The second part of Augustine’s argument was that sacraments work by virtue of Jesus’ righteousness, not by the righteousness of the person administering the sacrament. But schismatics, by separating themselves from their brothers and sisters, also separated themselves from Christ himself. It was this which nullified the inward power of their sacraments, not merely that they were administered by ‘the wrong franchise’. The conclusion of Augustine’s argument was that the answer to the problem was for the candidate to re-unite themselves to Christ by returning into fellowship with the rest of the Church. This re- established the love connection, and the inward benefits – which always relied on Christ’s righteousness – made their baptism valid and effective inwardly as well as outwardly. Augustine had succeeded in providing a theological justification for the widespread practice of Catholic Christianity! However, this emphasis on love did not stop him later using the law to persecute Donatists in Africa, as bishop of the Empire-sponsored (Catholic) faith!
Augustine versus Pelagius
Pelagius was a Celtic priest, who was shocked by hearing a reading of Augustine’s Confessions. Augustine was vehement in ascribing to grace (and grace alone) the reason for conversion. For Pelagius, this nullified any human responsibility for salvation, good works and the need to obey God. It is arguable that Pelagius’ position was closer to the Church’s liturgy than Augustine’s more abstract theology of grace. As the debate between the two deepened, various polarities emerged:
Pelagius believed that all humans are born innocent and have exercise of free will to choose God’s will;
Augustine believed that all humans are born sinful and their will is damaged by sin so they cannot choose God’s will and be saved;
Pelagius believed the journey to salvation involved an active doing of good works as part of the process towards becoming a Christian and resulting salvation (through baptism);
Augustine believed the journey to salvation depended utterly on grace alone, and was totally a gift from God, without reference to any goodness within the convert;
Pelagius believed that human beings had an active part to play over whether they received God’s grace or not – ie. they could choose whether to be saved or not;
Augustine believed that God had predestined a subset of humanity to be saved and to these, and these alone, he gave grace which led inevitably to their salvation through conversion and baptism; the rest of humanity had been elected by God not to be saved but to die as sinners
Along with the rest of the Church of the time, both Augustine and Pelagius regarded baptism as the principal channel to receiving Christ and salvation. However, since Augustine taught that even a new-born infant was a sinner in need of redemption, his teaching accelerated the take-up of infant baptism with a renewed sense of urgency and necessity, since unbaptised infants had no hope of salvation.

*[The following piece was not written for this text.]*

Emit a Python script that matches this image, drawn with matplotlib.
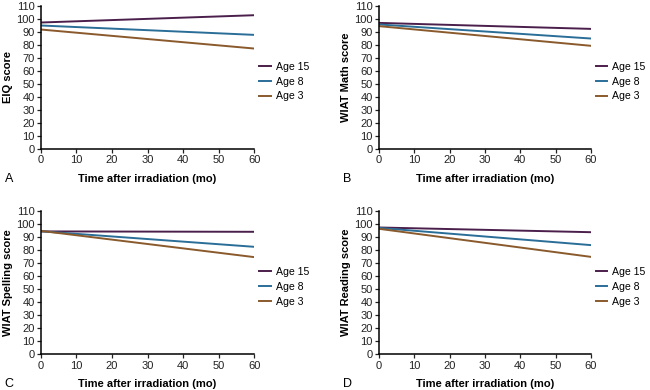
import matplotlib
matplotlib.use("Agg")
import matplotlib.pyplot as plt

plt.rcParams['font.family'] = ['Liberation Sans', 'DejaVu Sans']

months = [0, 60]
series_names = ["Age 15", "Age 8", "Age 3"]
colors = ["#4b1f4c", "#2a6e98", "#8a5a2c"]

eiq = {"Age 15": [97.2, 102.8], "Age 8": [94.9, 87.7], "Age 3": [91.8, 77.2]}
math = {"Age 15": [96.9, 92.3], "Age 8": [95.7, 84.9], "Age 3": [94.4, 79.3]}
spelling = {"Age 15": [94.2, 93.9], "Age 8": [94.3, 82.4], "Age 3": [94.6, 74.5]}
reading = {"Age 15": [97.2, 93.6], "Age 8": [96.9, 83.7], "Age 3": [96.2, 74.7]}

panels = [
    ("A", "EIQ score", eiq),
    ("B", "WIAT Math score", math),
    ("C", "WIAT Spelling score", spelling),
    ("D", "WIAT Reading score", reading),
]

x_ticks = [0, 10, 20, 30, 40, 50, 60]
y_ticks = list(range(0, 111, 10))

fig = plt.figure(figsize=(6.5, 3.9), dpi=100)
positions = [
    (0.063, 0.618, 0.328, 0.367),
    (0.583, 0.618, 0.326, 0.367),
    (0.063, 0.0915, 0.328, 0.368),
    (0.583, 0.0915, 0.326, 0.368),
]

for (letter, ylabel, data), pos in zip(panels, positions):
    ax = fig.add_axes(pos)
    for name, c in zip(series_names, colors):
        ax.plot(months, data[name], color=c, lw=1.4, label=name)
    ax.set_xlim(0, 60)
    ax.set_ylim(0, 110)
    ax.set_xticks(x_ticks)
    ax.set_yticks(y_ticks)
    for s in ["top", "right"]:
        ax.spines[s].set_visible(False)
    for s in ["left", "bottom"]:
        ax.spines[s].set_linewidth(1.1)
    ax.tick_params(axis="both", labelsize=8, length=3, width=0.9, pad=1.5, colors="#222222")
    ax.set_ylabel(ylabel, fontsize=8, fontweight="bold", labelpad=2)
    ax.set_xlabel("Time after irradiation (mo)", fontsize=8, fontweight="bold", labelpad=6)
    ax.text(-0.17, -0.21, letter, transform=ax.transAxes, fontsize=9, va="center", ha="left")
    ax.legend(loc="center left", bbox_to_anchor=(1.0, 0.47), frameon=False, fontsize=7.6,
              handlelength=1.1, handletextpad=0.5, labelspacing=0.45, borderaxespad=0.25,
              borderpad=0.2)

fig.savefig("out.png", dpi=100)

Why did Augustine believe even new-born infants were sinners in need of redemption, when they had not committed actual sin of their own? Is answer is that at conception all human beings inherit the sin of Adam – original sin – from their parents and that this is passed on because no act of procreative sex (by the parents) is entirely free of the sin of lust. All humanity is, for Augustine, naturally a lump of sin – some scholars argue that this reflects a return to his earlier attitudes when he was a Manichaean.
City of God
This book was triggered by the sack of Rome by invading Visigoths. Sought to explain why the Christian Empire was less stable to collapse than the old Pagan empire had been. Augustine, in the book lays out an interpretation of all of history as a battle between the ‘City of God’ and the ‘City of Man’. He distinguishes between these two ciites in present history as well as past: therefore, just because the Empire is now Christian does not imply that it is equal to the City of God. Sin can still cause the Empire to crumble, but the City of God will never crumble – it will triumph. This helps avoid a simplistic assumption that because an empire (or country) is ruled by a Christian, that that country will act any better or fare any better than a pagan empire or country. History, for Augustine, is a spiritual struggle, where the politics don’t necessarily correspond to the spiritual world.

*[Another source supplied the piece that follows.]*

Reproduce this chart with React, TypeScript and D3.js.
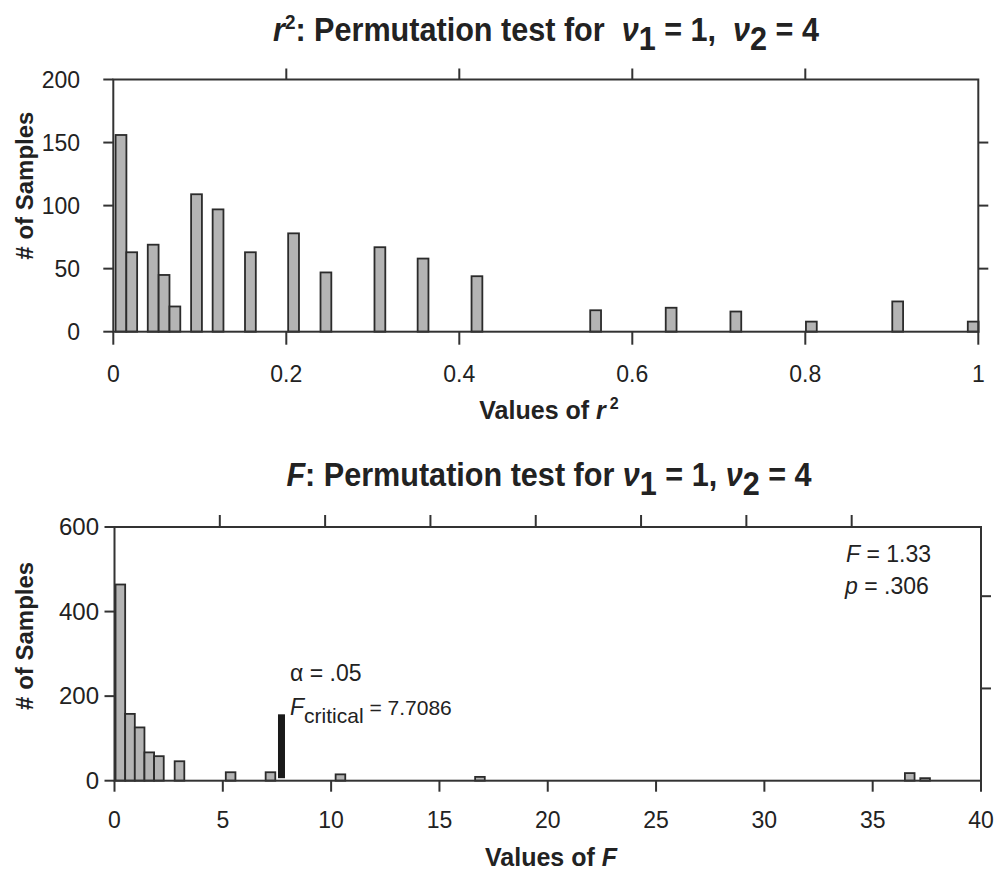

By implication, the present Church as we can perceive it (ie. the Visible Church) is not the City of God either, as it may contain within itself sinners and hypocrites. Only in the final, heavenly City, at the end of history will the saved and purified Church be equal to the City of God. This was important reassurance for Christians of the Western (Latin) Church in the midst of the crumbling Western Empire. The Eastern Empire did not fully collapse until the fall of Constantinople in 1453. Thus Augustine’s work differentiated between the Visible and the Invisible Church, the Church Militant (on earth, still struggling) and the Church Triumphant (in heaven, victorious at the end of time).
The Trinity
We have seen in the previous session how the Councils struggled with terminology (Greek) in defining the nature of the Christian God as Trinity. Augustine’s writing on the Trinity (_De Trinitate) some time after the Council of Constantinople (381) marks a move away from the politics of the councils, with their proofs from salvation history, towards a more philosophical approach. Augustine’s De Trinitate provides a fundamental way of understanding how God can be One and yet Three. He uses the Biblical assertion that God is love to describe, by way of analogy, how the different persons of the godhead can be one, yet relate in that oneness of love. But Augustine, in providing a justification for Trinitarian language, goes on to relate the doctrine to the need for reconciliation to God (and hence for the need for salvation) and also to provide a basis for understanding the nature of our humanity and hence to provide an interpretative framework for spiritual growth.
The work demonstrates the sophistication and power of Augustine as a philosopher, and provided that basis for philosophical theology in Western thought for centuries to come.